## Set task
Can you transcribe the data exactly? Leave the pictures out.

## Given data
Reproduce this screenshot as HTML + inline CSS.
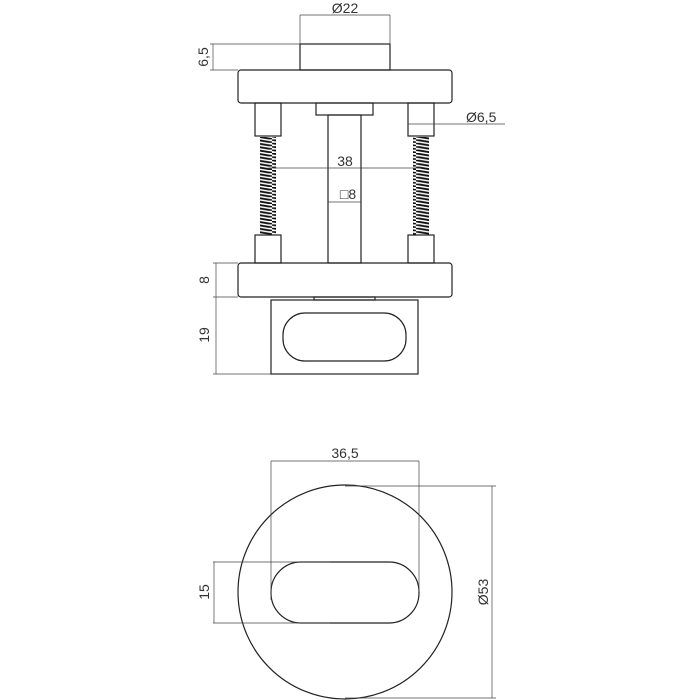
<!DOCTYPE html>
<html><head><style>body{margin:0;background:#fff}svg{display:block}</style></head><body>
<svg width="700" height="700" viewBox="0 0 700 700" xmlns="http://www.w3.org/2000/svg" font-family="Liberation Sans, sans-serif" fill="none" stroke="#222" stroke-width="1.2">
<defs>
<pattern id="coil" width="16" height="3.4" patternUnits="userSpaceOnUse">
<line x1="0" y1="0.4" x2="16" y2="3" stroke="#111" stroke-width="1.9"/>
</pattern>
</defs>
<rect x="300" y="44" width="90" height="26"/>
<rect x="238" y="70" width="214" height="33" rx="3"/>
<rect x="255" y="103" width="26" height="33"/>
<rect x="408" y="103" width="26" height="33"/>
<rect x="255" y="235" width="26" height="28"/>
<rect x="408" y="235" width="26" height="28"/>
<rect x="260" y="137" width="16" height="98" fill="url(#coil)" stroke="none"/>
<rect x="413" y="137" width="16" height="98" fill="url(#coil)" stroke="none"/>
<rect x="316" y="103" width="57" height="12"/>
<rect x="328" y="115" width="33" height="148"/>
<rect x="238" y="263" width="214" height="34" rx="3"/>
<rect x="314" y="297" width="61" height="3"/>
<rect x="271" y="300" width="147" height="74"/>
<rect x="283" y="313" width="123" height="48" rx="22"/>
<g stroke-width="0.7" stroke="#444">
<line x1="300" y1="15" x2="390" y2="15"/><line x1="300" y1="15" x2="300" y2="44"/><line x1="390" y1="15" x2="390" y2="44"/>
<line x1="210" y1="44" x2="300" y2="44"/><line x1="210" y1="70" x2="238" y2="70"/><line x1="213" y1="44" x2="213" y2="70"/>
<line x1="408" y1="124" x2="505" y2="124"/>
<line x1="268" y1="168" x2="421" y2="168"/>
<line x1="328" y1="202" x2="361" y2="202"/>
<line x1="213" y1="263" x2="238" y2="263"/><line x1="213" y1="297" x2="238" y2="297"/><line x1="216" y1="263" x2="216" y2="374"/>
<line x1="213" y1="374" x2="271" y2="374"/>
</g>
<g fill="#333" stroke="none" font-size="14">
<text x="345" y="13" text-anchor="middle">Ø22</text>
<text transform="translate(208,57) rotate(-90)" text-anchor="middle">6,5</text>
<text x="466" y="122">Ø6,5</text>
<text x="345" y="166" text-anchor="middle">38</text>
<text x="348" y="199" text-anchor="middle">□8</text>
<text transform="translate(209,280) rotate(-90)" text-anchor="middle">8</text>
<text transform="translate(209,335) rotate(-90)" text-anchor="middle">19</text>
<text x="345" y="458" text-anchor="middle">36,5</text>
<text transform="translate(488,592) rotate(-90)" text-anchor="middle">Ø53</text>
<text transform="translate(209,592) rotate(-90)" text-anchor="middle">15</text>
</g>
<circle cx="345" cy="592" r="107"/>
<rect x="271" y="562" width="148" height="61" rx="30"/>
<g stroke-width="0.7" stroke="#444">
<line x1="271" y1="461" x2="419" y2="461"/><line x1="271" y1="461" x2="271" y2="600"/><line x1="419" y1="461" x2="419" y2="592"/>
<line x1="345" y1="486" x2="496" y2="486"/><line x1="492" y1="486" x2="492" y2="698"/><line x1="345" y1="698" x2="496" y2="698"/>
<line x1="213" y1="562" x2="330" y2="562"/><line x1="213" y1="623" x2="330" y2="623"/><line x1="214" y1="562" x2="214" y2="623"/>
</g>
</svg>
</body></html>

## Final result
Reproduce this screenshot as HTML + inline CSS.
<!DOCTYPE html>
<html><head><style>body{margin:0;background:#fff}svg{display:block}</style></head><body>
<svg width="700" height="700" viewBox="0 0 700 700" xmlns="http://www.w3.org/2000/svg" font-family="Liberation Sans, sans-serif" fill="none" stroke="#222" stroke-width="1.2">
<defs>
<pattern id="coil" width="16" height="3.4" patternUnits="userSpaceOnUse">
<line x1="0" y1="0.4" x2="16" y2="3" stroke="#111" stroke-width="1.9"/>
</pattern>
</defs>
<rect x="300" y="44" width="90" height="26"/>
<rect x="238" y="70" width="214" height="33" rx="3"/>
<rect x="255" y="103" width="26" height="33"/>
<rect x="408" y="103" width="26" height="33"/>
<rect x="255" y="235" width="26" height="28"/>
<rect x="408" y="235" width="26" height="28"/>
<rect x="260" y="137" width="16" height="98" fill="url(#coil)" stroke="none"/>
<rect x="413" y="137" width="16" height="98" fill="url(#coil)" stroke="none"/>
<rect x="316" y="103" width="57" height="12"/>
<rect x="328" y="115" width="33" height="148"/>
<rect x="238" y="263" width="214" height="34" rx="3"/>
<rect x="314" y="297" width="61" height="3"/>
<rect x="271" y="300" width="147" height="74"/>
<rect x="283" y="313" width="123" height="48" rx="22"/>
<g stroke-width="0.7" stroke="#444">
<line x1="300" y1="15" x2="390" y2="15"/><line x1="300" y1="15" x2="300" y2="44"/><line x1="390" y1="15" x2="390" y2="44"/>
<line x1="210" y1="44" x2="300" y2="44"/><line x1="210" y1="70" x2="238" y2="70"/><line x1="213" y1="44" x2="213" y2="70"/>
<line x1="408" y1="124" x2="505" y2="124"/>
<line x1="268" y1="168" x2="421" y2="168"/>
<line x1="328" y1="202" x2="361" y2="202"/>
<line x1="213" y1="263" x2="238" y2="263"/><line x1="213" y1="297" x2="238" y2="297"/><line x1="216" y1="263" x2="216" y2="374"/>
<line x1="213" y1="374" x2="271" y2="374"/>
</g>
<g fill="#333" stroke="none" font-size="14">
<text x="345" y="13" text-anchor="middle">Ø22</text>
<text transform="translate(208,57) rotate(-90)" text-anchor="middle">6,5</text>
<text x="466" y="122">Ø6,5</text>
<text x="345" y="166" text-anchor="middle">38</text>
<text x="348" y="199" text-anchor="middle">□8</text>
<text transform="translate(209,280) rotate(-90)" text-anchor="middle">8</text>
<text transform="translate(209,335) rotate(-90)" text-anchor="middle">19</text>
<text x="345" y="458" text-anchor="middle">36,5</text>
<text transform="translate(488,592) rotate(-90)" text-anchor="middle">Ø53</text>
<text transform="translate(209,592) rotate(-90)" text-anchor="middle">15</text>
</g>
<circle cx="345" cy="592" r="107"/>
<rect x="271" y="562" width="148" height="61" rx="30"/>
<g stroke-width="0.7" stroke="#444">
<line x1="271" y1="461" x2="419" y2="461"/><line x1="271" y1="461" x2="271" y2="600"/><line x1="419" y1="461" x2="419" y2="592"/>
<line x1="345" y1="486" x2="496" y2="486"/><line x1="492" y1="486" x2="492" y2="698"/><line x1="345" y1="698" x2="496" y2="698"/>
<line x1="213" y1="562" x2="330" y2="562"/><line x1="213" y1="623" x2="330" y2="623"/><line x1="214" y1="562" x2="214" y2="623"/>
</g>
</svg>
</body></html>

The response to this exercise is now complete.